Are Green Bonds a Good Investment?
They can be — especially if your goal is impact + income.
If you want:
- A stable, lower-risk part of your portfolio
- Regular, predictable returns
- To support climate solutions in the real world
Then yes, green bonds are worth a serious look.
But if your main goal is maximum return in the shortest time? You may want to combine green bonds with other sustainable assets like ESG ETFs or clean tech stocks.
Common Questions About Green Bonds
Do green bonds make money?
Yes — they pay fixed interest, just like other bonds.
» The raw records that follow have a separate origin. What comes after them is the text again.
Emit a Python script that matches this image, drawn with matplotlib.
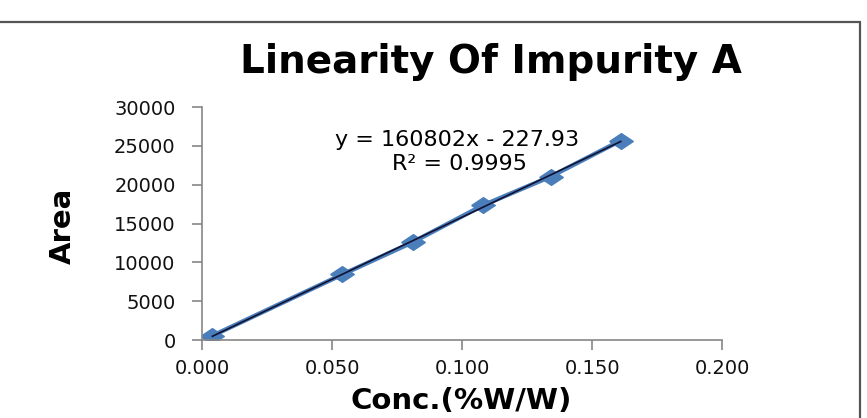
import numpy as np
import matplotlib
matplotlib.use("Agg")
import matplotlib.pyplot as plt
from matplotlib.patches import Rectangle

# data
conc = [0.004, 0.054, 0.081, 0.108, 0.134, 0.161]
area = [550, 8450, 12600, 17350, 21050, 25700]
x_ticks = [0.0, 0.05, 0.10, 0.15, 0.20]
x_labels = ["0.000", "0.050", "0.100", "0.150", "0.200"]
y_ticks = [0, 5000, 10000, 15000, 20000, 25000, 30000]
eq_text = "y = 160802x - 227.93"
r2_text = "R² = 0.9995"

fig = plt.figure(figsize=(8.67, 4.18), dpi=100)
ax = fig.add_axes([0.233, 0.1866, 0.600, 0.557])

# outer chart border (bottom runs off the image)
fig.patches.append(Rectangle((-0.002, -0.1), 0.994, 1.048, transform=fig.transFigure,
                             fill=False, edgecolor="#555555", linewidth=1.6))

# wide diamond like the excel marker
diamond = [(-1.5, 0), (0, 1), (1.5, 0), (0, -1), (-1.5, 0)]
blue = "#4A7EBB"
ax.plot(conc, area, color=blue, linewidth=3.2, marker=diamond, markersize=17,
        markerfacecolor=blue, markeredgecolor=blue, zorder=2)

slope, icpt = np.polyfit(conc, area, 1)
xt = np.array([conc[0], conc[-1]])
ax.plot(xt, slope * xt + icpt, color="#111133", linewidth=1.2, zorder=3)

ax.set_xlim(0, 0.2)
ax.set_ylim(0, 30000)
ax.set_xticks(x_ticks)
ax.set_xticklabels(x_labels)
ax.set_yticks(y_ticks)

for s in ["top", "right"]:
    ax.spines[s].set_visible(False)
for s in ["left", "bottom"]:
    ax.spines[s].set_color("#868686")
    ax.spines[s].set_linewidth(1.2)
ax.tick_params(axis="both", colors="#868686", labelcolor="#111111", labelsize=14,
               length=7, width=1.2)
ax.tick_params(axis="y", pad=12)
ax.tick_params(axis="x", pad=7)

ax.text(0.49, 0.86, eq_text, transform=ax.transAxes, ha="center", va="center", fontsize=16)
ax.text(0.495, 0.755, r2_text, transform=ax.transAxes, ha="center", va="center", fontsize=16)

fig.text(0.566, 0.852, "Linearity Of Impurity A", ha="center", va="center",
         fontsize=28, fontweight="bold")
fig.text(0.532, 0.04, "Conc.(%W/W)", ha="center", va="center",
         fontsize=21, fontweight="bold")
fig.text(0.072, 0.46, "Area", ha="center", va="center", rotation=90,
         fontsize=21, fontweight="bold")

fig.savefig("out.png", dpi=100)
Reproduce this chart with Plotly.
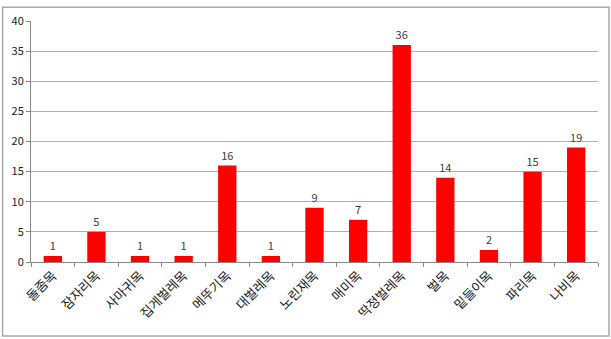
import plotly.graph_objects as go

categories = ["돌좀목", "잠자리목", "사마귀목", "집게벌레목", "메뚜기목", "대벌레목", "노린재목",
              "매미목", "딱정벌레목", "벌목", "밑들이목", "파리목", "나비목"]
values = [1, 5, 1, 1, 16, 1, 9, 7, 36, 14, 2, 15, 19]
y_ticks = [0, 5, 10, 15, 20, 25, 30, 35, 40]

FONT = "Noto Sans CJK KR"

fig = go.Figure(go.Bar(
    x=categories, y=values,
    marker=dict(color="#ff0000", line=dict(width=0)),
    text=[str(v) for v in values], textposition="outside",
    textfont=dict(size=11, color="#404040", family=FONT),
    cliponaxis=False,
))

L, R, T, B = 29, 13, 18, 77
W, H = 611, 339
pw, ph = W - L - R, H - T - B

def px(x):
    return (x - L) / pw

def py(y):
    return (H - B - y) / ph

fig.update_layout(
    width=W, height=H,
    margin=dict(l=L, r=R, t=T, b=B),
    paper_bgcolor="white", plot_bgcolor="white",
    bargap=0.58,
    showlegend=False,
    font=dict(family=FONT, size=11, color="#404040"),
    xaxis=dict(
        tickangle=-45, tickfont=dict(size=13, family=FONT, color="#202020"),
        showline=True, linecolor="#888888", linewidth=1,
        ticks="outside", ticklen=4, tickcolor="#888888",
        tickson="boundaries", showgrid=False,
    ),
    yaxis=dict(
        range=[0, 40], tickvals=y_ticks,
        tickfont=dict(size=11, family=FONT, color="#202020"),
        showline=True, linecolor="#888888", linewidth=1,
        ticks="outside", ticklen=4, tickcolor="#888888",
        showgrid=True, gridcolor="#b0b0b0", gridwidth=1,
        zeroline=False,
    ),
    shapes=[dict(type="rect", xref="paper", yref="paper",
                 x0=px(0.5), x1=px(609), y0=py(337), y1=py(4),
                 line=dict(color="#a8a8a8", width=1.5), fillcolor="rgba(0,0,0,0)", layer="below")],
)

fig.write_html("out.html")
They’re typically lower risk and lower return.
Are green bonds safe?
It depends on the issuer. Government and World Bank green bonds are considered very safe. Corporate green bonds may carry more risk.
Can I lose money with green bonds?
If you sell early or the issuer defaults, yes. But most are designed to be safe and stable over their term.
Do green bonds fight climate change?
Yes — if they’re legitimate and well-targeted, your investment helps fund actual climate solutions.
How do I avoid greenwashing?
Look for bonds certified by the Climate Bonds Initiative or reviewed by third-party auditors. Also, research the issuer and the project.
Final Thoughts: Invest in the World You Want to Live In
Green bonds may not be flashy, but they’re a powerful way to align your money with your values. You don’t have to sacrifice returns — just redirect them.
Whether you’re just starting your sustainability journey or already knee-deep in ESG reports and compost piles, green bonds offer a practical, proven way to make your investment portfolio part of the solution.
Invest like the future depends on it — because it kind of does.